Doreen Reid's painting of ridged lines is like the sand on the stony desert she comes from. She has created the shimmer that is prized as a signifier of water in the desert, and like all her work it is Untitled although they all have a story behind them.
The room also contains From Dreamtime to Machine Time, a 1979 painting by Trevor Nickolls, one of the first city-based Aboriginal artists to make an impact. Nickolls' painting seemed to be viewed with a certain awe by the artists who came for the show's opening.
"There is a debate about where desert painting sits - it's not pure enough for a museum but where does it sit in the context of art history, particularly as viewed by western people who run those institutions.
"In the Australian context those works are firmly ensconced in those museums, but as a museum curator and also as someone who has a strong history in the Brisbane community and a strong political history as well, I have a particular focus on representing the realities of most Aboriginal people.

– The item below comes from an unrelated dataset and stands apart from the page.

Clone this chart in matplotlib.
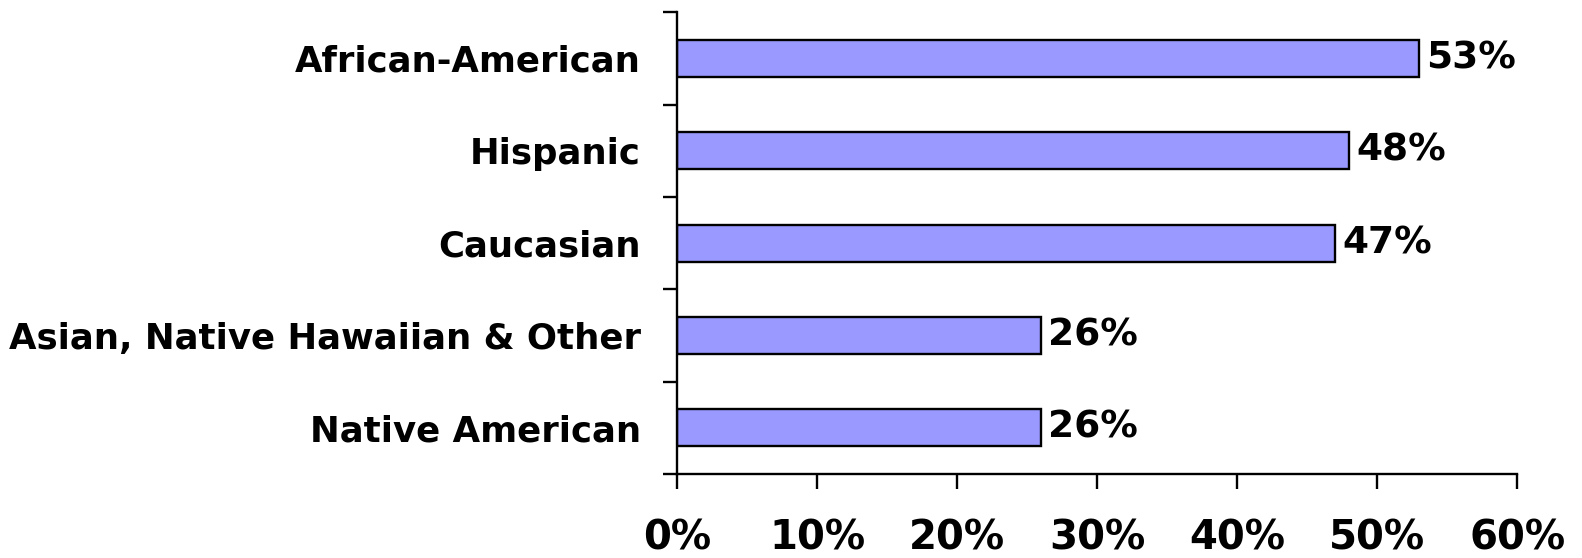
import matplotlib
matplotlib.use("Agg")
import matplotlib.pyplot as plt
from matplotlib.ticker import FixedLocator, FuncFormatter

categories = ["African-American", "Hispanic", "Caucasian",
              "Asian, Native Hawaiian & Other", "Native American"]
values = [53, 48, 47, 26, 26]
xticks = [0, 10, 20, 30, 40, 50, 60]

plt.rcParams["font.family"] = ["DejaVu Sans"]
plt.rcParams["font.weight"] = "bold"

fig = plt.figure(figsize=(15.82, 5.58), dpi=100)
ax = fig.add_axes([0.428, 0.1505, 0.531, 0.8275])

pos = list(range(len(categories)))[::-1]
ax.barh(pos, values, height=0.4, color="#9999FF", edgecolor="black", linewidth=1.7)
for p, v in zip(pos, values):
    ax.text(v + 0.5, p, f"{v}%", va="center", ha="left", fontsize=27, fontweight="bold")

ax.set_ylim(-0.5, len(categories) - 0.5)
ax.set_xlim(0, 60)
ax.set_yticks(pos)
ax.set_yticklabels(categories, fontsize=25.6, fontweight="bold")
ax.yaxis.set_minor_locator(FixedLocator([i - 0.5 for i in range(len(categories) + 1)]))
ax.tick_params(axis="y", which="major", length=0, pad=26)
ax.tick_params(axis="y", which="minor", length=10, width=1.7, direction="out")
ax.set_xticks(xticks)
ax.xaxis.set_major_formatter(FuncFormatter(lambda x, _: f"{x:.0f}%"))
ax.tick_params(axis="x", length=11, width=1.7, direction="out", pad=21, labelsize=29)
for lab in ax.get_xticklabels():
    lab.set_fontweight("bold")

for s in ["top", "right"]:
    ax.spines[s].set_visible(False)
for s in ["left", "bottom"]:
    ax.spines[s].set_linewidth(1.7)

fig.savefig("out.png", dpi=100)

The exhibition we had at GOMA was mostly contemporary works.
"Often when you see exhibits in state galleries, particularly when you see touring exhibitions, nearly all the works are from the desert, and that contributes to this idea of the singular identity or idea of the Aboriginal person, the Aboriginal artist and culture, whereas the reality is it is a lot more dynamic.
"It's very diverse and not homogenous, so there are lots of different voices and experiences."
Gordon Hookey feels little in common with the desert painters.
"As a blackfella artist I have more in common with whitefella artists than tradition-oriented artists in the desert or the bark painters, simply because I am operating in the discourse [of contemporary art]," he says.
"With urban-based artists, culture is a dynamic and diverse thing that is constantly changing, and we are making art about that change."
The proppaNOW collective to which Hookey and several of the other artists in the show belong have critiqued the time warp in which desert art is placed, in particular through Richard Bell's essay Bell's Theorem: Aboriginal art, it's a white thing.
Their challenge is to be seen as part of Australian contemporary art, rather than put in the box labelled "Aboriginal".
"We all live in Brisbane and none of us have been shown at APT (Brisbane's Asia Pacific Triennial)," says Vernon Ah Kee, who is also in proppaNOW.
"The fact of us identifying as Aboriginal people clouds the way the galleries, the festivals, the biennales, the collections, the acquisitions budgets see us all."